“Private” means It won’t appear in the inspector
Yes, though you can make private variables appear in the inspector if you need to.
and the only way to reach this data is by directly editing it in the script where it is found?
Rigidbody rb means that rb is a variable linked to the game object Rigidbody?
No. Rigidbody rb means that your script has a variable named rb, of the type Rigidbody, and this variable may be uninitialized, or hold a null value, or hold a rigidbody that belongs to your script’s gameobject, or hold a rigidbody that belongs to another gameobject (if it holds a rigidbody that doesn’t belong to any gameobject you probably screwed something up). To link it to the gameobject’s rigidbody, you’ll either need to link the rigidbody to your script in the inspector, or make a new one and get a reference to it with
this.rb = someGameObject.AddComponent<Rigidbody>() if someGameObject is a gameobject that doesn’t already have a rigidbody (you can use
this.gameObject to get a reference to the script’s own gameobject).

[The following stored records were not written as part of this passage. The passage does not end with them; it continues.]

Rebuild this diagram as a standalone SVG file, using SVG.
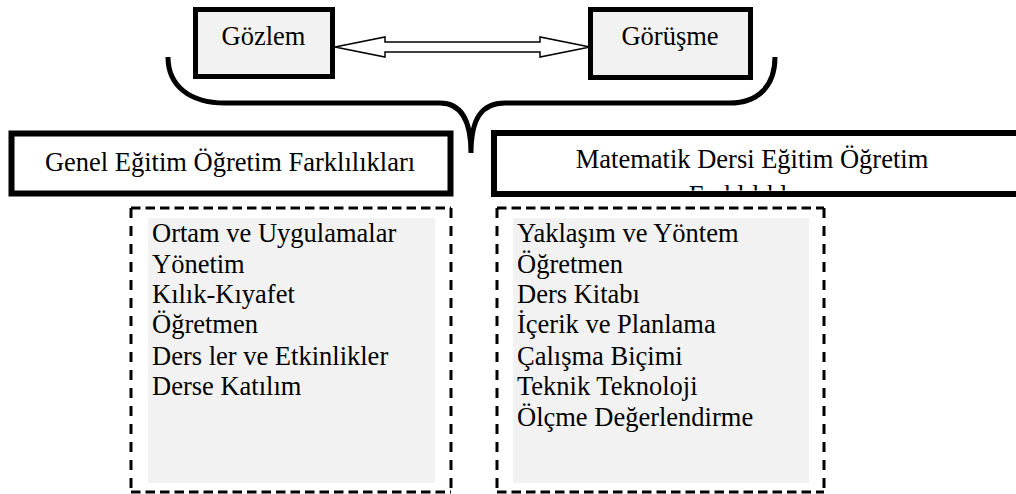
<svg xmlns="http://www.w3.org/2000/svg" width="1016" height="494" viewBox="0 0 1016 494">
<style>
text{font-family:"Liberation Serif","Times New Roman",serif;font-size:26.5px;fill:#000}
.mid{text-anchor:middle}
.gbox{fill:#f2f2f2;stroke:#000;stroke-width:5}
.tbox{fill:#fff;stroke:#000;stroke-width:6}
.dh{fill:none;stroke:#000;stroke-width:3;stroke-dasharray:9.5 5}
.dv{fill:none;stroke:#000;stroke-width:3;stroke-dasharray:10 8}
.fill{fill:#f2f2f2}
</style>
<defs>
<clipPath id="clipR"><rect x="497" y="136" width="519" height="54.5"/></clipPath>
</defs>
<g id="gozlem">
<rect class="gbox" x="195.5" y="9.5" width="137" height="67"/>
<text class="mid" x="263.5" y="45">Gözlem</text>
</g>
<g id="gorusme">
<rect class="gbox" x="590.5" y="9.5" width="160" height="68"/>
<text class="mid" x="670" y="45">Görüşme</text>
</g>
<g id="connectors">
<polygon points="335,47 385,37 385,42 540,42 540,37 590,47 540,57 540,52 385,52 385,57" fill="#fff" stroke="#000" stroke-width="1.5" stroke-linejoin="miter"/>
<path d="M168,57 C168,86 190,103 225,103 L440,103 C460,103 471,118 471,153 C471,118 482,103 505,103 L730,103 C758,103 775,86 775,57" fill="none" stroke="#000" stroke-width="5"/>
</g>
<g id="genel">
<rect class="tbox" x="11.5" y="133.5" width="439" height="60"/>
<text class="mid" x="230" y="171">Genel Eğitim Öğretim Farklılıkları</text>
</g>
<g id="matematik">
<rect class="tbox" x="494" y="133" width="540" height="61"/>
<text class="mid" x="752" y="168">Matematik Dersi Eğitim Öğretim</text>
<text class="mid" x="752" y="204" clip-path="url(#clipR)">Farklılıkları</text>
</g>
<g id="genel-list">
<rect class="fill" x="148" y="218" width="287" height="265"/>
<line class="dh" x1="131" y1="208" x2="451" y2="208"/>
<line class="dh" x1="131" y1="492" x2="451" y2="492"/>
<line class="dv" x1="131" y1="208" x2="131" y2="492"/>
<line class="dv" x1="451" y1="208" x2="451" y2="492"/>
<text x="152" y="242">Ortam ve Uygulamalar</text>
<text x="152" y="273">Yönetim</text>
<text x="152" y="303">Kılık-Kıyafet</text>
<text x="152" y="333">Öğretmen</text>
<text x="152" y="365">Ders ler ve Etkinlikler</text>
<text x="152" y="395">Derse Katılım</text>
</g>
<g id="matematik-list">
<rect class="fill" x="513" y="218" width="296" height="265"/>
<line class="dh" x1="497" y1="208" x2="824" y2="208"/>
<line class="dh" x1="497" y1="492" x2="824" y2="492"/>
<line class="dv" x1="497" y1="208" x2="497" y2="492"/>
<line class="dv" x1="824" y1="208" x2="824" y2="492"/>
<text x="517" y="242">Yaklaşım ve Yöntem</text>
<text x="517" y="273">Öğretmen</text>
<text x="517" y="303">Ders Kitabı</text>
<text x="517" y="333">İçerik ve Planlama</text>
<text x="517" y="365">Çalışma Biçimi</text>
<text x="517" y="395">Teknik Teknoloji</text>
<text x="517" y="426">Ölçme Değerlendirme</text>
</g>
</svg>
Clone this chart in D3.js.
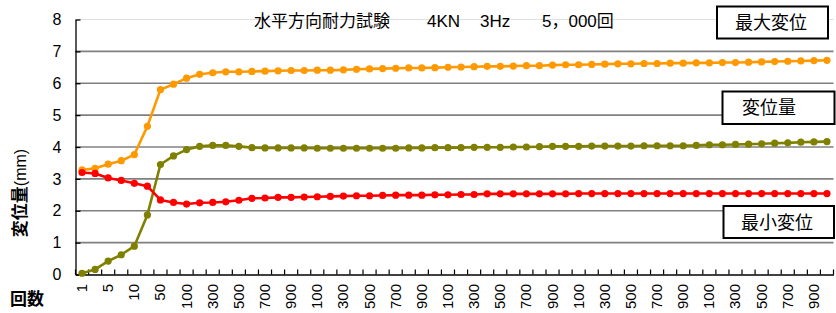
<!DOCTYPE html>
<html><head><meta charset="utf-8">
<script src="https://cdn.jsdelivr.net/npm/d3@7"></script>
<style>
html,body{margin:0;padding:0;background:#fff;overflow:hidden}
svg{display:block}
</style></head>
<body><svg id="c" width="836" height="313"></svg>
<script>
// categories (cycle counts)
const cycles = [1,3,5,7,10,30,50,70,100,200,300,400,500,600,700,800,900,
  1000,1100,1200,1300,1400,1500,1600,1700,1800,1900,2000,2100,2200,2300,2400,2500,
  2600,2700,2800,2900,3000,3100,3200,3300,3400,3500,3600,3700,3800,3900,4000,
  4100,4200,4300,4400,4500,4600,4700,4800,4900,5000];
// tick labels as they appear (every other category)
const tickLabels = ["1","5","10","50","100","300","500","700","900",
  "100","300","500","700","900","100","300","500","700","900",
  "100","300","500","700","900","100","300","500","700","900"];
const maxDisp = [3.28,3.33,3.46,3.57,3.76,4.65,5.80,5.97,6.16,6.28,6.33,6.36,6.36,6.37,6.38,6.39,6.40,
  6.40,6.41,6.41,6.42,6.44,6.45,6.46,6.47,6.48,6.48,6.49,6.50,6.51,6.52,6.53,6.53,
  6.54,6.55,6.55,6.57,6.58,6.58,6.59,6.60,6.61,6.61,6.62,6.62,6.63,6.63,6.64,
  6.64,6.65,6.65,6.66,6.67,6.68,6.69,6.70,6.71,6.72];
const dispAmount = [0.04,0.16,0.42,0.62,0.89,1.87,3.45,3.72,3.92,4.02,4.05,4.05,4.02,3.98,3.97,3.97,3.97,
  3.97,3.96,3.96,3.96,3.96,3.96,3.96,3.96,3.97,3.97,3.98,3.98,3.98,3.99,3.99,3.99,
  4.00,4.00,4.01,4.02,4.02,4.02,4.03,4.03,4.03,4.03,4.04,4.04,4.04,4.04,4.05,
  4.07,4.07,4.08,4.09,4.10,4.12,4.13,4.15,4.16,4.17];
const minDisp = [3.20,3.17,3.03,2.95,2.86,2.77,2.34,2.26,2.21,2.25,2.26,2.28,2.33,2.39,2.40,2.42,2.42,
  2.43,2.44,2.45,2.46,2.47,2.47,2.48,2.49,2.49,2.49,2.50,2.50,2.51,2.51,2.53,2.53,
  2.53,2.53,2.53,2.53,2.53,2.54,2.54,2.54,2.54,2.54,2.54,2.54,2.54,2.54,2.54,
  2.54,2.54,2.54,2.54,2.54,2.54,2.54,2.54,2.54,2.54];
const yTicks = [0,1,2,3,4,5,6,7,8];
const seriesNames = ["最大変位","変位量","最小変位"];
const colors = ["#FF9900","#808000","#FF0000"];
const titleParts = ["水平方向耐力試験","4KN","3Hz","5，000回"];
const yTitle = ["変位量","(mm)"];
const xTitle = "回数";

const svg = d3.select("#c");
const L = 75.5, R = 833.5, T = 19.5, B = 274.5;
const x = d3.scaleBand().domain(cycles.map(String)).range([L, R]).padding(0);
const y = d3.scaleLinear().domain([0, 8]).range([B, T]);
const cx = d => x(String(d)) + x.bandwidth() / 2;

// top border (faint)
svg.append("line").attr("x1", L).attr("x2", R).attr("y1", y(8)).attr("y2", y(8))
  .attr("stroke", "#e0e0e0").attr("stroke-width", 1);
// gridlines
svg.append("g").selectAll("line").data(yTicks.filter(t => t > 0 && t < 8)).join("line")
  .attr("x1", L).attr("x2", R).attr("y1", d => y(d)).attr("y2", d => y(d))
  .attr("stroke", "#808080").attr("stroke-width", 1.6);

// y axis
const yAxis = d3.axisLeft(y).tickValues(yTicks).tickSizeInner(-5).tickSizeOuter(0).tickPadding(14)
  .tickFormat(d3.format("d"));
const gy = svg.append("g").attr("transform", `translate(${L},0)`).call(yAxis);
gy.select(".domain").attr("stroke", "#000").attr("stroke-width", 1.3);
gy.selectAll(".tick line").attr("stroke", "#000").attr("stroke-width", 1.3);
gy.selectAll(".tick text").attr("font-family", "'Liberation Sans', Arial, sans-serif")
  .attr("font-size", 16).attr("fill", "#000");

// x axis
const xAxis = d3.axisBottom(x).tickSize(0).tickFormat(() => "");
const gx = svg.append("g").attr("transform", `translate(0,${B})`).call(xAxis);
gx.select(".domain").attr("stroke", "#000").attr("stroke-width", 1.3);
// category boundary ticks (inward)
svg.append("g").selectAll("line").data(cycles.concat(["end"])).join("line")
  .attr("x1", (d, i) => i < cycles.length ? x(String(d)) : R)
  .attr("x2", (d, i) => i < cycles.length ? x(String(d)) : R)
  .attr("y1", B).attr("y2", B - 5).attr("stroke", "#000").attr("stroke-width", 1.2);
// tick labels every other category
const labelled = cycles.filter((d, i) => i % 2 === 0);
svg.append("g").selectAll("text").data(labelled).join("text")
  .attr("transform", d => `translate(${cx(d) + 5},${284}) rotate(-90)`)
  .attr("text-anchor", "end")
  .attr("font-family", "'Liberation Sans', Arial, sans-serif").attr("font-size", 15)
  .attr("fill", "#000").text((d, i) => tickLabels[i]);

// series
const allSeries = [maxDisp, dispAmount, minDisp];
const line = d3.line().x((d, i) => cx(cycles[i])).y(d => y(d));
allSeries.forEach((s, k) => {
  const g = svg.append("g");
  g.append("path").datum(s).attr("d", line).attr("fill", "none")
    .attr("stroke", colors[k]).attr("stroke-width", 2.6).attr("stroke-linejoin", "round");
  g.selectAll("circle").data(s).join("circle")
    .attr("cx", (d, i) => cx(cycles[i])).attr("cy", d => y(d)).attr("r", 3.6)
    .attr("fill", colors[k]);
});

// title
const cjk = "'Noto Sans CJK JP', 'Noto Sans', sans-serif";
const tt = svg.append("text").attr("y", 27).attr("font-size", 17).attr("fill", "#000")
  .attr("font-family", "'Liberation Sans', " + cjk);
const tx = [254, 427, 480, 542];
titleParts.forEach((p, i) => tt.append("tspan").attr("x", tx[i]).text(p));

// label boxes
const boxes = [
  {x0: 717, x1: 828, y0: 6.5, y1: 38.5, tx: 771},
  {x0: 722.5, x1: 834.5, y0: 91.5, y1: 124, tx: 769},
  {x0: 723.5, x1: 834, y0: 206, y1: 238, tx: 777}
];
boxes.forEach((b, k) => {
  svg.append("rect").attr("x", b.x0).attr("y", b.y0).attr("width", b.x1 - b.x0)
    .attr("height", b.y1 - b.y0).attr("fill", "#fff").attr("stroke", "#000").attr("stroke-width", 2);
  svg.append("text").attr("x", b.tx).attr("y", (b.y0 + b.y1) / 2 + 6.5)
    .attr("text-anchor", "middle").attr("font-family", cjk).attr("font-size", 18)
    .attr("fill", "#000").text(seriesNames[k]);
});

// y title
const yt = svg.append("text").attr("transform", "translate(26,193) rotate(-90)")
  .attr("text-anchor", "middle").attr("font-family", cjk).attr("font-size", 17).attr("fill", "#000");
yt.append("tspan").attr("font-weight", "bold").text(yTitle[0]);
yt.append("tspan").attr("font-family", "'Liberation Sans', sans-serif").attr("font-size", 16).text(yTitle[1]);

// x title
svg.append("text").attr("x", 10).attr("y", 305).attr("font-family", cjk)
  .attr("font-size", 17).attr("font-weight", "bold").attr("fill", "#000").text(xTitle);
</script></body></html>
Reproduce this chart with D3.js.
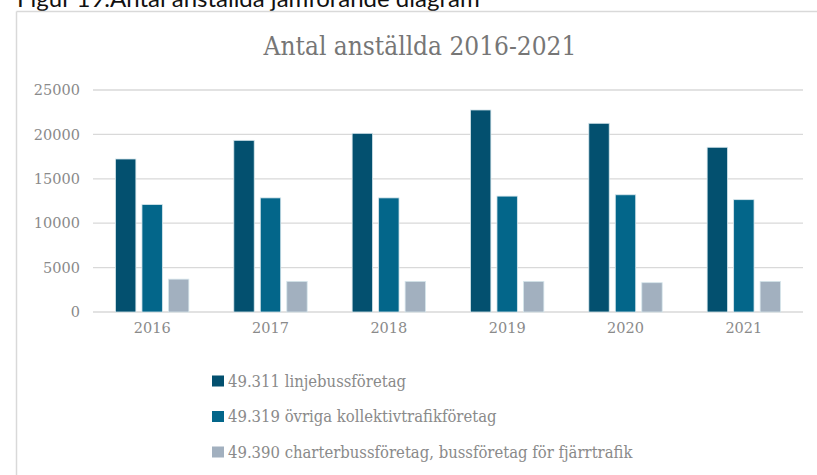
<!DOCTYPE html>
<html>
<head>
<meta charset="utf-8">
<script src="https://cdn.jsdelivr.net/npm/d3@7"></script>
<style>
  body{margin:0;background:#fff;}
  svg{display:block;}
</style>
</head>
<body>
<div id="chart"></div>
<script>
// data
var years=["2016","2017","2018","2019","2020","2021"];
var seriesNames=["49.311 linjebussföretag","49.319 övriga kollektivtrafikföretag","49.390 charterbussföretag, bussföretag för fjärrtrafik"];
var linjebuss=[17230,19330,20120,22750,21250,18550];
var ovriga=[12100,12850,12850,13050,13200,12650];
var charter=[3700,3450,3450,3450,3300,3450];
var yTicks=[0,5000,10000,15000,20000,25000];
var colors=["#03506f","#03668a","#a2b0bf"];

var W=817,H=475;
var serif="'DejaVu Serif', serif";
var serifC="'DejaVu Serif Condensed', 'DejaVu Serif', serif";
var svg=d3.select("#chart").append("svg").attr("width",W).attr("height",H);

// bildtext, avskuren i överkant
svg.append("text")
    .attr("x",17).attr("y",7)
    .attr("font-family","Lato, 'Open Sans', sans-serif")
    .attr("font-size","24px")
    .attr("fill","#111")
    .text("Figur 19.Antal anställda jämförande diagram");

// diagramram
svg.append("line").attr("x1",16.5).attr("y1",11.5).attr("x2",W).attr("y2",11.5)
    .attr("stroke","#d9d9d9").attr("stroke-width",1.5);
svg.append("line").attr("x1",16.5).attr("y1",11.5).attr("x2",16.5).attr("y2",H)
    .attr("stroke","#d9d9d9").attr("stroke-width",1.5);

// titel
svg.append("text")
    .attr("x",420).attr("y",55)
    .attr("text-anchor","middle")
    .attr("font-family",serifC)
    .attr("font-size","26px")
    .attr("fill","#767676")
    .text("Antal anställda 2016-2021");

// skalor
var x0=d3.scaleBand().domain(years).range([93,803]).paddingInner(0.38).paddingOuter(0.19);
var x1=d3.scaleBand().domain([0,1,2]).range([0,x0.bandwidth()]).paddingInner(0.23);
var y=d3.scaleLinear().domain([0,25000]).range([312,90]);

// stödlinjer
svg.append("g").selectAll("line")
    .data(yTicks).enter().append("line")
    .attr("x1",93).attr("x2",803)
    .attr("y1",function(d){return y(d);})
    .attr("y2",function(d){return y(d);})
    .attr("stroke","#d9d9d9").attr("stroke-width",1.3);

// y-axel
var yaxis=d3.axisLeft(y).tickValues(yTicks).tickSize(0).tickPadding(0).tickFormat(d3.format("d"));
var gy=svg.append("g").attr("transform","translate(80,0)").call(yaxis);
gy.select(".domain").remove();
gy.selectAll("text")
    .attr("font-family",serif)
    .attr("font-size","14.5px")
    .attr("fill","#8a8a8a");

// x-axel
var xaxis=d3.axisBottom(x0).tickSize(0).tickPadding(0);
var gx=svg.append("g").attr("transform","translate(0,323)").call(xaxis);
gx.select(".domain").remove();
gx.selectAll("text")
    .attr("font-family",serif)
    .attr("font-size","14.5px")
    .attr("fill","#8a8a8a");

// staplar
var allSeries=[linjebuss,ovriga,charter];
allSeries.forEach(function(vals,s){
    svg.append("g").selectAll("rect")
        .data(vals).enter().append("rect")
        .attr("x",function(d,i){return x0(years[i])+x1(s);})
        .attr("y",function(d){return y(d);})
        .attr("width",x1.bandwidth())
        .attr("height",function(d){return y(0)-y(d);})
        .attr("fill",colors[s])
        .attr("stroke","#d6e6ec")
        .attr("stroke-width",0.8);
});

// förklaring
var lg=svg.append("g").selectAll("g")
    .data(seriesNames).enter().append("g")
    .attr("transform",function(d,i){return "translate(212,"+(381+i*35.5)+")";});
lg.append("rect").attr("x",0).attr("y",-5.5).attr("width",12).attr("height",11)
    .attr("fill",function(d,i){return colors[i];});
lg.append("text").attr("x",16).attr("y",5.5)
    .attr("font-family",serifC)
    .attr("font-size","16.5px")
    .attr("fill","#8a8a8a")
    .text(function(d){return d;});
</script>
</body>
</html>
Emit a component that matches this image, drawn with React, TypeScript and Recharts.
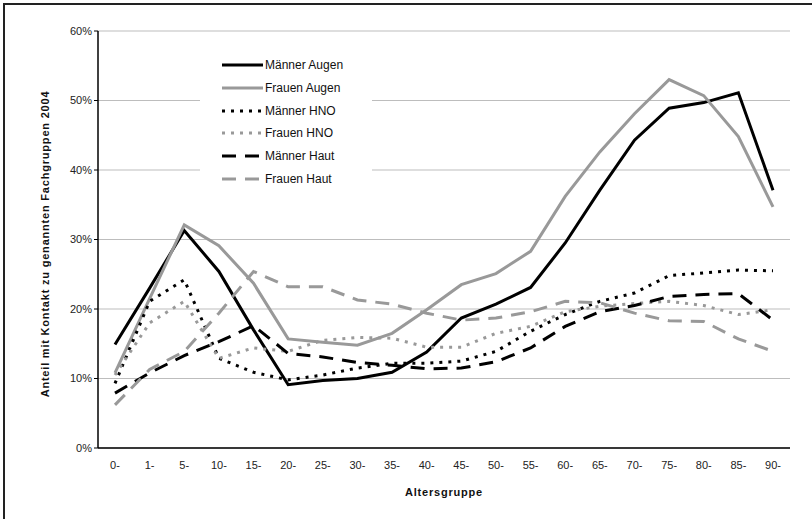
import React from 'react';
import { LineChart, Line, XAxis, YAxis, CartesianGrid, Legend } from 'recharts';

const categories = ['0-', '1-', '5-', '10-', '15-', '20-', '25-', '30-', '35-', '40-', '45-', '50-', '55-', '60-', '65-', '70-', '75-', '80-', '85-', '90-'];
const maennerAugen = [14.9, 23.0, 31.3, 25.4, 17.0, 9.1, 9.7, 10.0, 10.9, 13.8, 18.7, 20.7, 23.1, 29.5, 37.1, 44.3, 48.9, 49.7, 51.1, 37.1];
const frauenAugen = [10.8, 21.5, 32.1, 29.1, 23.7, 15.7, 15.2, 14.8, 16.5, 19.9, 23.5, 25.1, 28.3, 36.2, 42.6, 48.1, 53.0, 50.7, 44.8, 34.7];
const maennerHNO = [9.3, 21.1, 24.2, 12.9, 10.9, 9.8, 10.5, 11.5, 12.2, 12.2, 12.5, 13.9, 16.8, 19.2, 21.1, 22.3, 24.8, 25.2, 25.6, 25.5];
const frauenHNO = [10.5, 18.0, 21.1, 12.9, 14.4, 13.9, 15.5, 15.9, 15.8, 14.5, 14.5, 16.5, 17.5, 19.6, 20.4, 20.8, 21.1, 20.5, 19.2, 19.9];
const maennerHaut = [7.9, 10.8, 13.3, 15.3, 17.6, 13.6, 13.1, 12.3, 11.9, 11.4, 11.5, 12.4, 14.4, 17.5, 19.6, 20.5, 21.8, 22.1, 22.2, 18.4];
const frauenHaut = [6.2, 11.3, 13.9, 19.4, 25.4, 23.2, 23.2, 21.3, 20.7, 19.4, 18.4, 18.7, 19.6, 21.1, 20.9, 19.4, 18.3, 18.2, 15.7, 13.9];
const yTicks = [0, 10, 20, 30, 40, 50, 60];

const series = [
  { key: 'ma', name: 'Männer Augen', values: maennerAugen, color: '#000000', dash: undefined as string | undefined },
  { key: 'fa', name: 'Frauen Augen', values: frauenAugen, color: '#999999', dash: undefined as string | undefined },
  { key: 'mh', name: 'Männer HNO', values: maennerHNO, color: '#000000', dash: '3 6' },
  { key: 'fh', name: 'Frauen HNO', values: frauenHNO, color: '#999999', dash: '3 6' },
  { key: 'mt', name: 'Männer Haut', values: maennerHaut, color: '#000000', dash: '14 9' },
  { key: 'ft', name: 'Frauen Haut', values: frauenHaut, color: '#999999', dash: '14 9' },
];

const data = categories.map((c, i) => {
  const row: Record<string, string | number> = { cat: c };
  series.forEach((s) => {
    row[s.key] = s.values[i];
  });
  return row;
});

const FONT = '"Liberation Sans", Arial, sans-serif';

const LegendBox = () => (
  <div style={{ background: '#fff', width: 172, height: 146, paddingTop: 4, boxSizing: 'border-box' }}>
    {series.map((s) => (
      <div key={s.key} style={{ display: 'flex', alignItems: 'center', height: 22.7, marginLeft: 22 }}>
        <svg width={42} height={8} style={{ display: 'block' }}>
          <line x1={0} y1={4} x2={41} y2={4} stroke={s.color} strokeWidth={3} strokeDasharray={s.dash} />
        </svg>
        <span style={{ fontFamily: FONT, fontSize: 12, color: '#111', marginLeft: 1 }}>{s.name}</span>
      </div>
    ))}
  </div>
);

const YTitle = () => (
  <text
    x={45}
    y={244}
    transform="rotate(-90 45 244)"
    textAnchor="middle"
    dominantBaseline="central"
    style={{ fontFamily: FONT, fontSize: 11, fontWeight: 'bold', fill: '#111', letterSpacing: 0.8 }}
  >
    Anteil mit Kontakt zu genannten Fachgruppen 2004
  </text>
);

export default function App() {
  return (
    <div style={{ position: 'fixed', left: 0, top: 0, width: 812, height: 519, background: '#fff' }}>
      <div style={{ position: 'absolute', left: 3, top: 3, width: 830, height: 540, borderTop: '2px solid #222', borderLeft: '2px solid #222' }} />
      <LineChart width={812} height={519} data={data} margin={{ top: 31, right: 22, bottom: 28, left: 38 }}>
        <CartesianGrid horizontal vertical={false} stroke="#bdbdbd" strokeWidth={1.2} />
        <XAxis
          dataKey="cat"
          tickLine={false}
          axisLine={{ stroke: '#000', strokeWidth: 1.5 }}
          tick={{ fontFamily: FONT, fontSize: 11, fill: '#222' }}
          tickMargin={7}
          height={43}
          interval={0}
          padding={{ left: 17, right: 17 }}
          label={{ value: 'Altersgruppe', position: 'insideBottom', offset: -5, style: { fontFamily: FONT, fontSize: 11, fontWeight: 'bold', fill: '#111', letterSpacing: 0.8 } }}
        />
        <XAxis xAxisId="top" orientation="top" dataKey="cat" tick={false} tickLine={false} height={0} axisLine={{ stroke: '#555', strokeWidth: 1.5 }} />
        <YAxis
          domain={[0, 60]}
          ticks={yTicks}
          tickFormatter={(v: number) => `${v}%`}
          tick={{ fontFamily: FONT, fontSize: 11, fill: '#222' }}
          tickLine={{ stroke: '#000' }}
          tickSize={4}
          axisLine={{ stroke: '#000', strokeWidth: 1.5 }}
          width={60}
          label={{ content: () => <YTitle /> }}
        />
        <YAxis yAxisId="right" orientation="right" domain={[0, 60]} tick={false} tickLine={false} width={0} axisLine={{ stroke: '#555', strokeWidth: 1.5 }} />
        <Legend content={<LegendBox />} layout="horizontal" align="center" verticalAlign="middle" wrapperStyle={{ left: 200, top: 50, width: 172, height: 146 }} />
        {series.map((s) => (
          <Line
            key={s.key}
            type="linear"
            dataKey={s.key}
            name={s.name}
            stroke={s.color}
            strokeWidth={3}
            strokeDasharray={s.dash}
            dot={false}
            activeDot={false}
            isAnimationActive={false}
          />
        ))}
      </LineChart>
    </div>
  );
}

then the diference between “Rigidbody rb;” and “int count;” is
Rigidbody is a reference type and int is a value type. You can read up on the difference between value types and reference types by googling them, the details aren’t important here. Rigidbody is also a UnityEngine.Component, meaning you can add it as a component to a gameobject, and link it to another Component’s field in the inspector if you need to. As far as your script’s concerned, though, Rigidbody is just another class.
Now, all those public fields that you declare in your monobehaviour and set in the inspector, what happens to those is that when the game starts up, and the scene with your gameobject loads up, and the gameobject initializes, and all instances of your classes (your scripts) initialize, Unity fills in all those public fields with the values and references that you set in the inspector in the editor, so your script can fiddle with them.
Vector3 movement = new Vector3(moveHorizontal, 0.0f, moveVertical);
Also I’d like to know what the “new” means in this code.
You’re creating a new instance of a Vector3 struct. You’re also assigning it to the Vector3 variable you just declared.
The whole code means that the variable movement will recieve a new x,y,z, right?
If so why not make it without the “new” expression?
Vector3 movement = someOtherVectorThatAlreadyExists;? You could do that. Additionally since Vector3s are structs and structs are value types, this will just copy the values, and you’ll be dealing with two different vectors now (that happen to have the same value).